Task to carry out: Output a verbatim copy of the data, cut off after the line that contains "Financial Management \&".

Data section:

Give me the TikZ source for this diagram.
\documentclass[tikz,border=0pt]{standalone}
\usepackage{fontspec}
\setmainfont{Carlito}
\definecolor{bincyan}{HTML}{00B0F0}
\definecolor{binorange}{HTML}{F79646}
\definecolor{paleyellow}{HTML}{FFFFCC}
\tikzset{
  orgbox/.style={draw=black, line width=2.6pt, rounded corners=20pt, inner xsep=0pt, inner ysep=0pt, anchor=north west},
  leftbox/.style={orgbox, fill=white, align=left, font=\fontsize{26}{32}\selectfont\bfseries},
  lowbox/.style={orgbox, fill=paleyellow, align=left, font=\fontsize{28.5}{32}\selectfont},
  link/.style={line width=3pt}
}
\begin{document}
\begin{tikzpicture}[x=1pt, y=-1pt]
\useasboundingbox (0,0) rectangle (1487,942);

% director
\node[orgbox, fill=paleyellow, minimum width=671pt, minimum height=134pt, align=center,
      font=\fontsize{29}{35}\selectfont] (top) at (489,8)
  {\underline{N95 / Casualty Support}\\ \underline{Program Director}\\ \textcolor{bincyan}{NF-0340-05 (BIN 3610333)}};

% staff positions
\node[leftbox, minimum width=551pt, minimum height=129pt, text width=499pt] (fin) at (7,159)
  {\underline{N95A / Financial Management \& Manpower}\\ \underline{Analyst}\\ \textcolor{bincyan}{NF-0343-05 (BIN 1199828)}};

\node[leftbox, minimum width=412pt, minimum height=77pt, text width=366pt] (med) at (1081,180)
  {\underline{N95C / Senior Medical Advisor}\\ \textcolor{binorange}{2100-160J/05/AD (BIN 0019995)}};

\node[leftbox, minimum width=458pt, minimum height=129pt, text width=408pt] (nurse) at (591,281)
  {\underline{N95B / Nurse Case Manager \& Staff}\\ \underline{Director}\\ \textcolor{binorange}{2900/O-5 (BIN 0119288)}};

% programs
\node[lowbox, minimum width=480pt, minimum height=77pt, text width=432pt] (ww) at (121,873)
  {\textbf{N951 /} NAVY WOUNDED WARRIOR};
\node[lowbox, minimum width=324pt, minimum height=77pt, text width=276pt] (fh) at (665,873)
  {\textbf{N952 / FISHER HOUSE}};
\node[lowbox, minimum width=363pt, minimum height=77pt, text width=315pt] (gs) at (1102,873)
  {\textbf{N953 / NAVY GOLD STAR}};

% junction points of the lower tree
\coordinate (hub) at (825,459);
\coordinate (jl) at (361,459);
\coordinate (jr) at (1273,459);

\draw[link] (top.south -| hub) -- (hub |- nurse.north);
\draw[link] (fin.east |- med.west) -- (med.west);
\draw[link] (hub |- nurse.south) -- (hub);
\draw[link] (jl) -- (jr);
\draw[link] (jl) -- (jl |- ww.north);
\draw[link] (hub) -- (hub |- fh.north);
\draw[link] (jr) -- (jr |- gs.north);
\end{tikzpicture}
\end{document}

Solution below:
Give me the TikZ source for this diagram.
\documentclass[tikz,border=0pt]{standalone}
\usepackage{fontspec}
\setmainfont{Carlito}
\definecolor{bincyan}{HTML}{00B0F0}
\definecolor{binorange}{HTML}{F79646}
\definecolor{paleyellow}{HTML}{FFFFCC}
\tikzset{
  orgbox/.style={draw=black, line width=2.6pt, rounded corners=20pt, inner xsep=0pt, inner ysep=0pt, anchor=north west},
  leftbox/.style={orgbox, fill=white, align=left, font=\fontsize{26}{32}\selectfont\bfseries},
  lowbox/.style={orgbox, fill=paleyellow, align=left, font=\fontsize{28.5}{32}\selectfont},
  link/.style={line width=3pt}
}
\begin{document}
\begin{tikzpicture}[x=1pt, y=-1pt]
\useasboundingbox (0,0) rectangle (1487,942);

% director
\node[orgbox, fill=paleyellow, minimum width=671pt, minimum height=134pt, align=center,
      font=\fontsize{29}{35}\selectfont] (top) at (489,8)
  {\underline{N95 / Casualty Support}\\ \underline{Program Director}\\ \textcolor{bincyan}{NF-0340-05 (BIN 3610333)}};

% staff positions
\node[leftbox, minimum width=551pt, minimum height=129pt, text width=499pt] (fin) at (7,159)
  {\underline{N95A / Financial Management \& Manpower}\\ \underline{Analyst}\\ \textcolor{bincyan}{NF-0343-05 (BIN 1199828)}};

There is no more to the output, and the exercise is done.